Entretanto, o cenário sofreu com problemas nos últimos anos, segundo o advogado popular Carlos Eduardo Lemos Chaves, especialista na área: “A situação das demarcações sofreu seu maior retrocesso nos últimos quatro anos, dada a declarada política anti-indígena do governo de Jair Bolsonaro (PL), cumprindo promessa de campanha de que, se eleito, não demarcaria um centímetro de terras indígenas”, explicou o Mestre em Direito Agrário pela Universidade Federal de Goiás (UFG).
“Pior do que isso, ainda causou a maior desestruturação da Fundação Nacional do Índio (Funai) em todos os tempos”, contou o membro da Associação de Advogados/as de Trabalhadores/as Rurais no Estado da Bahia (AATR). “O órgão foi aparelhado com a nomeação de dirigentes ligados ao agronegócio e outros interesses contrários à demarcação das terras indígenas, fora que incentivou a invasão, sobretudo por garimpeiros ilegais, perseguiu funcionários sérios de carreira, enquanto foi praticamente zerou o orçamento destinado às demarcações em todo o país”, completou.

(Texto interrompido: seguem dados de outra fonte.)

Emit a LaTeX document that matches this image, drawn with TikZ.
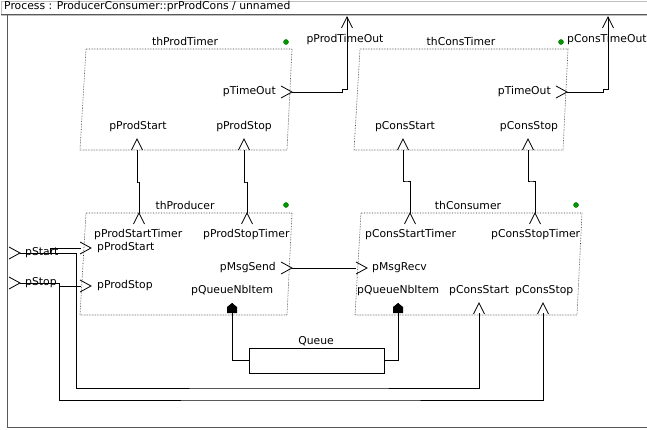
\documentclass[tikz,border=0pt]{standalone}
\usepackage{fontspec}
\setmainfont{DejaVu Sans}

\newcommand{\portin}[1]{\draw[wire] (#1) ++(-11,-6) -- ++(11,6) -- ++(-11,6);}
\newcommand{\portup}[1]{\draw[wire] (#1) ++(-5.5,11) -- ++(5.5,-11) -- ++(5.5,11);}
\newcommand{\portq}[1]{\fill (#1) ++(-5,10) -- ++(0,-6) -- ++(5,-4) -- ++(5,4) -- ++(0,6) -- cycle;}

\tikzset{
  thread/.style={densely dotted, line width=0.6pt, black!80},
  wire/.style={line width=0.8pt},
  lbl/.style={inner sep=0pt, font=\fontsize{10.8}{12}\selectfont},
  icon/.style={circle, fill=green!60!black, draw=green!40!black, inner sep=0pt, minimum size=5pt},
}

\begin{document}
\begin{tikzpicture}[x=1pt, y=-1pt]
  \useasboundingbox (0,0) rectangle (647,430);

  \draw[gray!50] (1,1) rectangle (700,15);
  \draw[gray!70!black, line width=1pt] (1,15) -- (700,15);
  \draw[gray!70!black] (7,15) -- (7,427) -- (700,427);
  \node[lbl, anchor=west] (title) at (4,7) {Process : ProducerConsumer::prProdCons / unnamed};

  \foreach \n/\l/\r/\t/\b in {pt/80/292/49/150, ct/354/568/49/150, pr/80/292/213/315, cs/355/582/213/315} {
    \draw[thread] (\l+6,\t) -- (\r,\t) -- (\r-5,\b) -- (\l,\b) -- cycle;
  }

  \node[lbl] (pt-name) at (185,41) {thProdTimer};
  \node[icon] (pt-icon) at (286,42) {};
  \node[lbl, anchor=east] (pt-timeout-l) at (276,92) {pTimeOut};
  \node[lbl] (pt-start-l) at (138,127) {pProdStart};
  \node[lbl] (pt-stop-l) at (244,127) {pProdStop};

  \node[lbl] (ct-name) at (461,41) {thConsTimer};
  \node[icon] (ct-icon) at (561,42) {};
  \node[lbl, anchor=east] (ct-timeout-l) at (551,92) {pTimeOut};
  \node[lbl] (ct-start-l) at (405,127) {pConsStart};
  \node[lbl] (ct-stop-l) at (529,127) {pConsStop};

  \node[lbl] (pr-name) at (185,205) {thProducer};
  \node[icon] (pr-icon) at (286,205) {};
  \node[lbl, anchor=west] (pr-starttimer-l) at (94,235) {pProdStartTimer};
  \node[lbl, anchor=west] (pr-stoptimer-l) at (203,235) {pProdStopTimer};
  \node[lbl, anchor=west] (pr-start-l) at (97,248) {pProdStart};
  \node[lbl, anchor=west] (pr-stop-l) at (97,286) {pProdStop};
  \node[lbl, anchor=east] (pr-send-l) at (276,268) {pMsgSend};
  \node[lbl, anchor=west] (pr-nb-l) at (191,291) {pQueueNbItem};

  \node[lbl] (cs-name) at (468,205) {thConsumer};
  \node[icon] (cs-icon) at (576,205) {};
  \node[lbl, anchor=west] (cs-starttimer-l) at (365,235) {pConsStartTimer};
  \node[lbl, anchor=west] (cs-stoptimer-l) at (491,235) {pConsStopTimer};
  \node[lbl, anchor=west] (cs-recv-l) at (372,268) {pMsgRecv};
  \node[lbl, anchor=west] (cs-nb-l) at (357,291) {pQueueNbItem};
  \node[lbl, anchor=west] (cs-start-l) at (449,291) {pConsStart};
  \node[lbl, anchor=west] (cs-stop-l) at (515,291) {pConsStop};

  \node[lbl] (ext-ptimeout-l) at (345,40) {pProdTimeOut};
  \node[lbl, anchor=west] (ext-ctimeout-l) at (567,40) {pConsTimeOut};
  \node[lbl, anchor=west] (ext-start-l) at (25,253) {pStart};
  \node[lbl, anchor=west] (ext-stop-l) at (25,283) {pStop};

  \node[draw, wire, minimum width=135pt, minimum height=25pt] (queue) at (316.5,360.5) {};
  \node[lbl] (queue-l) at (316,341) {Queue};

  \coordinate (pt-timeout) at (292,92);
  \coordinate (ct-timeout) at (567,92);
  \coordinate (pt-start) at (137,139);
  \coordinate (pt-stop) at (244,139);
  \coordinate (ct-start) at (403,139);
  \coordinate (ct-stop) at (528,139);
  \coordinate (pr-starttimer) at (139,213);
  \coordinate (pr-stoptimer) at (247,213);
  \coordinate (cs-starttimer) at (410,213);
  \coordinate (cs-stoptimer) at (535,213);
  \coordinate (pr-start) at (91,248);
  \coordinate (pr-stop) at (91,286);
  \coordinate (pr-send) at (292,268);
  \coordinate (cs-recv) at (367,268);
  \coordinate (pr-nb) at (232,303);
  \coordinate (cs-nb) at (398,303);
  \coordinate (cs-start) at (479,303);
  \coordinate (cs-stop) at (543,303);
  \coordinate (ext-ptimeout) at (347,17);
  \coordinate (ext-ctimeout) at (608,17);
  \coordinate (ext-start) at (20,253);
  \coordinate (ext-stop) at (20,283);

  \foreach \p in {pt-timeout, ct-timeout, pr-start, pr-stop, pr-send, cs-recv, ext-start, ext-stop} {
    \portin{\p}
  }
  \foreach \p in {pt-start, pt-stop, ct-start, ct-stop, pr-starttimer, pr-stoptimer, cs-starttimer, cs-stoptimer, cs-start, cs-stop, ext-ptimeout, ext-ctimeout} {
    \portup{\p}
  }
  \portq{pr-nb}
  \portq{cs-nb}

  \draw[wire] (pt-timeout) -- ++(50,0) -- ++(0,-3) -| (ext-ptimeout);
  \draw[wire] (ct-timeout) -- ++(36,0) -- ++(0,-3) -| (ext-ctimeout);
  \draw[wire] ([yshift=-11pt]pt-start) |- (138,182) -| (pr-starttimer);
  \draw[wire] ([yshift=-11pt]pt-stop) |- (246,182) -| (pr-stoptimer);
  \draw[wire] ([yshift=-11pt]ct-start) |- (406,181) -| (cs-starttimer);
  \draw[wire] ([yshift=-11pt]ct-stop) |- (531,181) -| (cs-stoptimer);
  \draw[wire] (pr-send) -- ([xshift=-11pt]cs-recv);
  \draw[wire] (ext-start) -- (76,253) |- (300,388) -| ([yshift=-10pt]cs-start);
  \draw[wire] (50,253) |- ([xshift=-10pt]pr-start);
  \draw[wire] (ext-stop) -- (59,283) |- (300,400) -| ([yshift=-10pt]cs-stop);
  \draw[wire] (59,286) -- ([xshift=-10pt]pr-stop);
  \draw[wire] (pr-nb) |- (queue.west);
  \draw[wire] (queue.east) -| (cs-nb);
\end{tikzpicture}
\end{document}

O especialista destaca que houve uma “inovação inconstitucional” do Supremo Tribunal Federal (STF) que pode retirar o direito territorial previsto para os povos que não comprovaram a efetiva ocupação das suas terras tradicionais na data de 5 de outubro de 1988. Caso seja aprovado pelos ministros, o marco temporal pode anistiar o histórico de violência, massacres, perseguições e expropriação enfrentados até hoje pelos povos indígenas. Fora que, ainda, empurra para a ilegalidade as legítimas ações de retomadas de terras que buscam garantir a continuidade da existência de muitos desses povos.
Exigir a posse efetiva das terras até a promulgação da atual Constituição Federal é passar a borracha em todas as invasões de terras indígenas anteriores ao início do processo de redemocratização. Além de tornar ilegais as ações políticas de retomadas, amparadas justamente no reconhecimento aos indígenas de um direito originários sobre suas terras pela Constituição. “É através das retomadas que diversos povos vêm conseguindo a manutenção e preservação de parte de seus territórios, fundamentais para a sua própria sobrevivência digna”, apontou Chaves.
Cabe ressaltar que a demarcação de terras indígenas no Brasil nunca foi tratada com “status de política pública constitucional”, apesar de prevista desde a Constituição de 1934. O advogado salienta que houve um avanço significativo no reconhecimento da territorialidade indígena como direito originário na nova Constituição. Mas pontua que está “vitória” sempre foi ameaçada por medidas do executivo, legislativo e judiciário, com o objetivo de desfigurar os direitos identitários, culturais e territoriais dos povos indígenas.